Rule 103: How Evidence Battles Are Really Won (and Lost) in Modern Courtrooms

By Arjan Bir Sodhi | Lex Republica Legal Commentary Team.

If trials are stories, Rule 103 is the part of the script that determines what the audience is allowed to hear. Evidence rulings can make or break a case, yet many lawyers misunderstand the rule that governs how these issues are preserved for appeal. The result is predictable: they try brilliant arguments on appeal, only to be told that the claim was waived because it wasn’t preserved properly below.

Rule 103 of the Federal Rules of Evidence is deceptively simple. On paper, it says a party can challenge an evidentiary ruling only if the error affects a substantial right and the party either objected or made an offer of proof. In practice, it functions as a procedural tripwire. If you miss the timing, miss the specificity, or fail to develop the record, Rule 103 shuts the door. No appeal. No second chance.

The heart of the rule is the idea that judges should have a fair opportunity to rule correctly and opposing counsel should have a fair chance to respond. Modern trials move much faster than they did when the Federal Rules were drafted. Evidence now comes in the form of body-cam footage, iPhone dumps, social-media screenshots, dash-cam compilations, AI-enhanced images, digital messages, and endless metadata. Yet the core requirement remains the same: if you want to challenge a ruling later, you must speak up now — and speak clearly.

One of the most misunderstood features of Rule 103 is the split between objections and offers of proof. When evidence is admitted over your objection, you must object immediately and identify the precise legal ground. “Objection” alone is meaningless. Courts expect something closer to: “Objection, Rule 403, unfair prejudice outweighs probative value,” or, “Objection, lack of authentication under Rule 901.” A lawyer challenging a TikTok video in a criminal case, for example, must explain exactly why the platform, account, or metadata fails authentication. The modern courtroom depends on specificity.

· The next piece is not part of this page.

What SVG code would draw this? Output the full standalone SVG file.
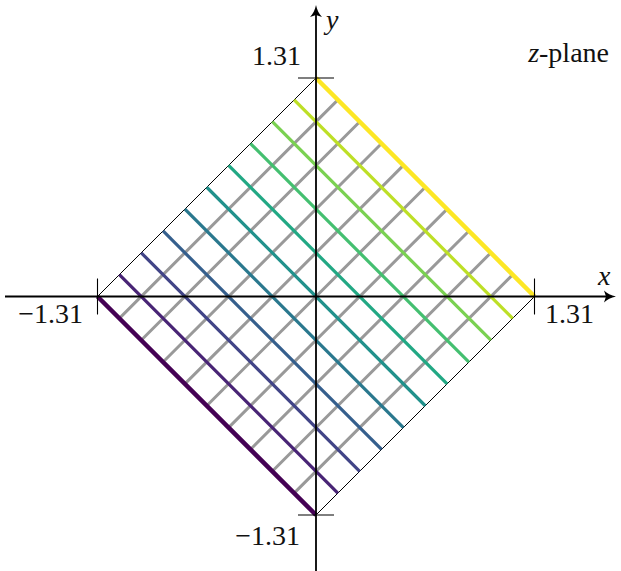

When evidence is excluded, the obligation flips. The appellate court cannot guess what the jury didn’t hear. You must tell the trial judge — on the record — exactly what that evidence would have shown. This becomes especially critical today, where judges routinely exclude digital evidence because of hearsay, privacy, or foundation issues. If a text message thread is kept out, you must summarize the substance, the sender, the dates, and the relevance. If an expert’s 3D accident simulation is excluded, you must describe the methodology and the opinion it would support. Without that, the Court of Appeals sees only a blank space.

One of the more important developments in the modern era is the rise of definitive rulings. Lawyers once had to keep re-objecting to preserve issues, even after losing an in-limine motion. Today, Rule 103 clarifies that when the judge states that a ruling is final, you do not need to object again at trial. That change reflects how real trials work. Once a judge decides that a prior conviction, a piece of video footage, or a line of impeachment will come in, there is little value in making counsel repeat the same objection simply to check a procedural box. But lawyers must confirm the ruling is definitive. If the judge uses conditional language — “we’ll see how the testimony unfolds” you must renew your objection when the evidence appears. Failing to do so still forfeits the issue.

Rule 103 also quietly imposes a responsibility on judges: they must shield the jury from inadmissible evidence. This is especially important in the modern world where information travels faster than judicial rulings. Judges handle sidebars, sealed proffers, and private offers of proof precisely to ensure that jurors never hear what they cannot un-hear. In a world where body-cam videos autoplay and lawyers routinely reference digital materials onscreen, this requirement is more important than ever.

And then there is the safety valve of “plain error.” Courts rarely invoke it, but it exists for the moments when something happens that undermines the integrity of the proceedings a prosecutor using racially charged arguments, a judge permitting an obviously unconstitutional line of questioning, or a jury hearing prejudicial material due to a technological slip. Plain error is not a substitute for proper objections. It is the judiciary’s emergency brake, used only when failing to act would tarnish the legitimacy of the trial.

When viewed as a whole, Rule 103 is less about technicalities and more about fairness. It forces lawyers to maintain a clean record, ensures judges understand the stakes of their rulings, and allows appellate courts to see what really happened. The modern evidentiary landscape may look nothing like it did in 1975 — full of smartphone videos, livestream recordings, social-media archives, and algorithm-generated enhancements — but the purpose of Rule 103 remains constant: to ensure that trials are decided on what the law permits, and that mistakes can be corrected when they matter.